Kalam was not satisfied with this. He went on to talk grandiloquently about India competing with the US in a Star Wars program. The utter revulsion with which the Star Wars program has been held world over by the scientific community, was forgotten in this heady rush to celebrate our new found “muscle”. The cost of the Star Wars program has been enormous even by US standards. That this was bad science and technology and nothing but a way to feed the Military Industrial Complex with taxpayers money, has been pointed out many observes in the US. Obviously, the former DRDO Chief is not fazed by such observations. In his scheme of things too, as in BJP’s, scarce scientific and capital resources of the country, are better spent on military vainglory than the welfare of the people.
The Indian Science Congress was set up in 1914 by leading Indian scientists to exchange information as well as building self-reliance in science and technology for societal development. However, it was never a parochial body and leading international figures such as Rutherford, Bohr and Haldane had participated in the past congresses. The other aim of the science congress was to bring together a large body of teachers and students and familiarise them with the latest developments in science.
With the development of science into increasingly more specialised disciplines, Science Congresses as a means of exchanging scientific information is no longer so relevant. The specialised societies are gradually taking over this role. The Indian Science Congress should have changed its role to provide scientists a platform to define what kind of science we want in the country and fight against the obstacles to the development of science itself.
The clearest indicator of the decline of science in the country has been the systematic starving of the universities of funds and infrastructure, while continuing to pour money into “centres of excellence.” By this, the larger scientific structure has ossified, producing essentially semi-skilled science workers, while an elite segment is given facilities to integrate with the global elite. Thus, we maintain the rhetoric of world class science and scientists, while the University Departments cease to attract good scientific minds or students.
This dual structure of science into a few centres of excellence in the midst of decline of the much larger structure of science, has been the hallmark of the last three decades. The scientific and technical establishment figures have been instrumental in this process, as they have turned themselves into “academic entrepreneurs” setting up these “centres”. A C.N.R. Rao or a Tandon, are examples of such scientific figures turning themselves into institute builders and academic entrepreneurs. The Science Congress as a body has never fulfilled its role as the spokesperson of the professional scientist. It has allowed the hijacking of the agenda of science (and here I mean the agenda of science for societal good) by such vested private interests.

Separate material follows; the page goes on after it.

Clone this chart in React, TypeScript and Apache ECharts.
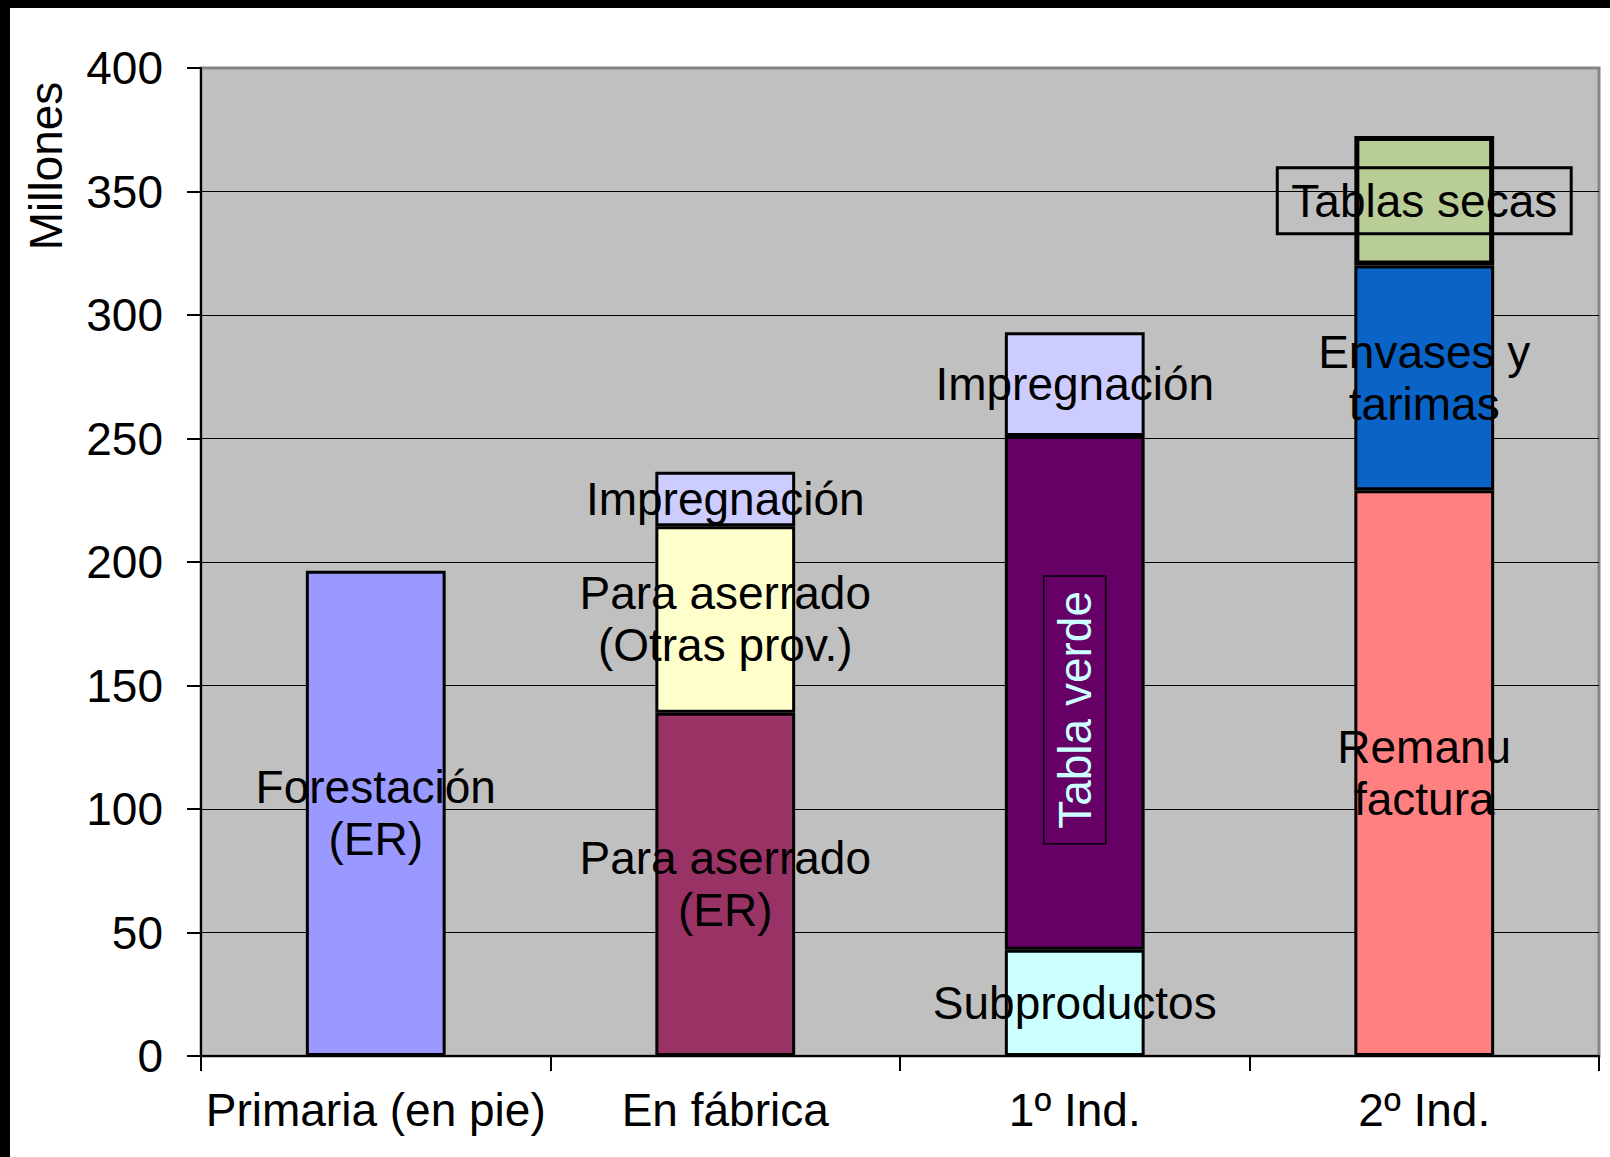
import React, { useEffect, useRef } from "react";
import * as echarts from "echarts";

const categories = ["Primaria (en pie)", "En fábrica", "1º Ind.", "2º Ind."];
const yTicks = { min: 0, max: 400, interval: 50 };

const forestacionER = [196.5, null, null, null];
const aserradoER = [null, 139, null, null];
const aserradoOtras = [null, 75.5, null, null];
const impregnacionFabrica = [null, 22, null, null];
const subproductos = [null, null, 43, null];
const tablaVerde = [null, null, 208, null];
const impregnacionInd = [null, null, 42, null];
const remanufactura = [null, null, null, 229];
const envasesTarimas = [null, null, null, 91];
const tablasSecas = [null, null, null, 52.5];

const FONT = "Liberation Sans, Arial, sans-serif";
const FS = 46;

export default function App() {
  const ref = useRef<HTMLDivElement>(null);
  useEffect(() => {
    if (!ref.current) return;
    const chart = echarts.init(ref.current, undefined, { renderer: "svg" });

    const baseLabel = {
      show: true,
      position: "inside",
      color: "#000",
      fontSize: FS,
      lineHeight: 52,
      fontFamily: FONT,
      textBorderWidth: 0,
    };

    const mk = (
      name: string,
      data: (number | null)[],
      color: string,
      labelText: string,
      extraLabel: any = {},
      borderWidth = 3
    ) => ({
      name,
      type: "bar",
      stack: "total",
      barWidth: "40%",
      data,
      itemStyle: { color, borderColor: "#000", borderWidth },
      label: { ...baseLabel, formatter: labelText, ...extraLabel },
      emphasis: { disabled: true },
    });

    const series = [
      mk("Forestación (ER)", forestacionER, "#9999FF", "Forestación\n(ER)"),
      mk("Para aserrado (ER)", aserradoER, "#993366", "Para aserrado\n(ER)"),
      mk("Para aserrado (Otras prov.)", aserradoOtras, "#FFFFCC", "Para aserrado\n(Otras prov.)"),
      mk("Impregnación", impregnacionFabrica, "#CCCCFF", "Impregnación"),
      mk("Subproductos", subproductos, "#CCFFFF", "Subproductos"),
      mk("Tabla verde", tablaVerde, "#660066", "Tabla verde", {
        rotate: 90,
        color: "#CCFFFF",
        borderColor: "#000",
        borderWidth: 1.5,
        padding: [5, 15],
        offset: [-17, 0],
      }),
      mk("Impregnación 1º", impregnacionInd, "#CCCCFF", "Impregnación"),
      mk("Remanufactura", remanufactura, "#FF8080", "Remanu\nfactura"),
      mk("Envases y tarimas", envasesTarimas, "#0A64C8", "Envases y\ntarimas"),
      mk(
        "Tablas secas",
        tablasSecas,
        "#B9CD96",
        "Tablas secas",
        { borderColor: "#000", borderWidth: 3, padding: [7, 14] },
        5
      ),
    ];

    chart.setOption({
      animation: false,
      backgroundColor: "#FFFFFF",
      textStyle: { fontFamily: FONT },
      grid: {
        left: 201,
        right: 11,
        top: 68,
        bottom: 101,
        show: true,
        backgroundColor: "#C0C0C0",
        borderColor: "#858585",
        borderWidth: 3,
      },
      xAxis: {
        type: "category",
        data: categories,
        axisLine: { show: true, lineStyle: { color: "#000", width: 2 } },
        axisTick: { show: true, length: 15, lineStyle: { color: "#000", width: 2 } },
        axisLabel: { color: "#000", fontSize: FS, fontFamily: FONT, margin: 31, interval: 0 },
        splitLine: { show: false },
      },
      yAxis: {
        type: "value",
        min: yTicks.min,
        max: yTicks.max,
        interval: yTicks.interval,
        axisLine: { show: true, lineStyle: { color: "#000", width: 2 } },
        axisTick: { show: true, length: 14, lineStyle: { color: "#000", width: 2 } },
        axisLabel: { color: "#000", fontSize: FS, fontFamily: FONT, margin: 38 },
        splitLine: { show: true, showMaxLine: false, lineStyle: { color: "#000", width: 1 } },
      },
      graphic: [
        { type: "rect", left: 0, top: 0, shape: { x: 0, y: 0, width: 1610, height: 8 }, style: { fill: "#000" }, z: 100 },
        { type: "rect", left: 0, top: 0, shape: { x: 0, y: 0, width: 10, height: 1157 }, style: { fill: "#000" }, z: 100 },
        {
          type: "text",
          x: 46,
          y: 166,
          rotation: Math.PI / 2,
          style: {
            text: "Millones",
            fontSize: FS,
            fontFamily: FONT,
            fill: "#000",
            textAlign: "center",
            textVerticalAlign: "middle",
          },
          z: 100,
        },
      ],
      series,
    });
    return () => chart.dispose();
  }, []);
  return (
    <div
      ref={ref}
      style={{ position: "fixed", left: 0, top: 0, width: 1610, height: 1157 }}
    />
  );
}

The other aspect of the Science Congress was its ability to provide a platform for popularising science. This was done through exhibitions and popular lectures. One of the important components of the Science Congresses earlier was an exhibition, in which a large number of schools participated. There were also books-stalls for publishers so that the delegates could see the latest books in their discipline. Here, the other agenda of the Indian state — privatisation — killed both school participation and bookstalls. This time, the entire exhibition was privatised and even the smallest of stalls cost reportedly Rs.45,000 and more. This effectively made all school participation impossible. The booksellers were similarly relegated to a small corner on open tables as only a few could afford the cost of the stalls.
This brings us back to the central issue. If the task of the Science Congress is to communicate the excitement of science to the people including children, exhibitions, books, popular lectures should be the lifeblood of the congress. Instead we had Vajpayee speaking of science and a Kalam expounding vaingloriously on Star Wars and converting science congress to another Sarkari mela.
Interestingly, the exhibition put up by the Defence reveals, though unintentionally, the dichotomy of Indian science. The pride of place was occupied not only by indigenously produced Prithvi and Nag, but also the Swedish Bofors gun and the Russian T-72 tank! In what way Bofors and T-72 are related to an Indian Science Congress is difficult to fathom. Or is Kalam proposing to buy his Star Wars equipment from abroad too?
In all this din of the Science Congress, the school children have been totally lost. In 1996, the Science Congress in Calcutta had an astounding exhibition, mounted virtually entirely by the schools. The huge crowds that had thronged the exhibition shows the hunger for knowledge that the Indian people still have. This time, the children were cut off brutally with the huge fees asked for the stalls. It seems that we have money enough for Kalam’s Star Wars, but not for fostering the dreams of the young. That this passed without any protest in the Congress is more telling than anything else that happened there.